Omit all pictures, then retype the data exactly as given.
*** Data excerpt ***
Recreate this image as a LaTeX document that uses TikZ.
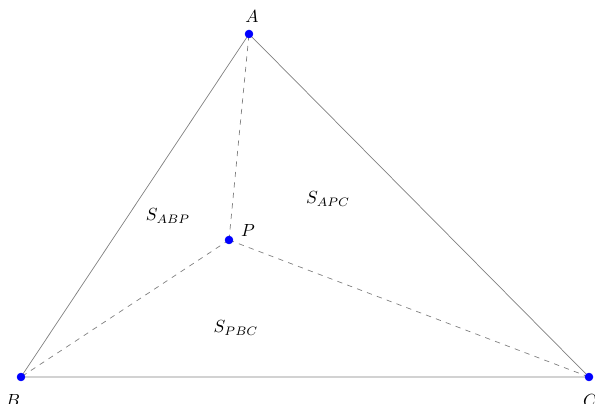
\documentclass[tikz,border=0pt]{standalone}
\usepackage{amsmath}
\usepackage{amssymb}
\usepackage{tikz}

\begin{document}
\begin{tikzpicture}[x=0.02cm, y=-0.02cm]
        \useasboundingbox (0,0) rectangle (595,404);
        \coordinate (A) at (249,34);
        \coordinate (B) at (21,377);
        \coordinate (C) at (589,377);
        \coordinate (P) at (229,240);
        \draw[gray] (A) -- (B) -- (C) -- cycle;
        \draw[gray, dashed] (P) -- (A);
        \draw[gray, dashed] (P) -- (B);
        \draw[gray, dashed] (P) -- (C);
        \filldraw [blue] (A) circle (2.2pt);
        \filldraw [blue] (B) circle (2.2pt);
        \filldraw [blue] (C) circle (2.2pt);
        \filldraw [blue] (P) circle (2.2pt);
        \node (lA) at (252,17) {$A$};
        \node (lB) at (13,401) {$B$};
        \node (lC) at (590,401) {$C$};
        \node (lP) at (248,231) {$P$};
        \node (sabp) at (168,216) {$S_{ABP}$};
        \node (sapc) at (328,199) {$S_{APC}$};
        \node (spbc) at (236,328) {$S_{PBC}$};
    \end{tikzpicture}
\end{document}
***
• The reply:
Recreate this image as a LaTeX document that uses TikZ.
\documentclass[tikz,border=0pt]{standalone}
\usepackage{amsmath}
\usepackage{amssymb}
\usepackage{tikz}

\begin{document}
\begin{tikzpicture}[x=0.02cm, y=-0.02cm]
        \useasboundingbox (0,0) rectangle (595,404);
        \coordinate (A) at (249,34);
        \coordinate (B) at (21,377);
        \coordinate (C) at (589,377);
        \coordinate (P) at (229,240);
        \draw[gray] (A) -- (B) -- (C) -- cycle;
        \draw[gray, dashed] (P) -- (A);
        \draw[gray, dashed] (P) -- (B);
        \draw[gray, dashed] (P) -- (C);
        \filldraw [blue] (A) circle (2.2pt);
        \filldraw [blue] (B) circle (2.2pt);
        \filldraw [blue] (C) circle (2.2pt);
        \filldraw [blue] (P) circle (2.2pt);
        \node (lA) at (252,17) {$A$};
        \node (lB) at (13,401) {$B$};
        \node (lC) at (590,401) {$C$};
        \node (lP) at (248,231) {$P$};
        \node (sabp) at (168,216) {$S_{ABP}$};
        \node (sapc) at (328,199) {$S_{APC}$};
        \node (spbc) at (236,328) {$S_{PBC}$};
    \end{tikzpicture}
\end{document}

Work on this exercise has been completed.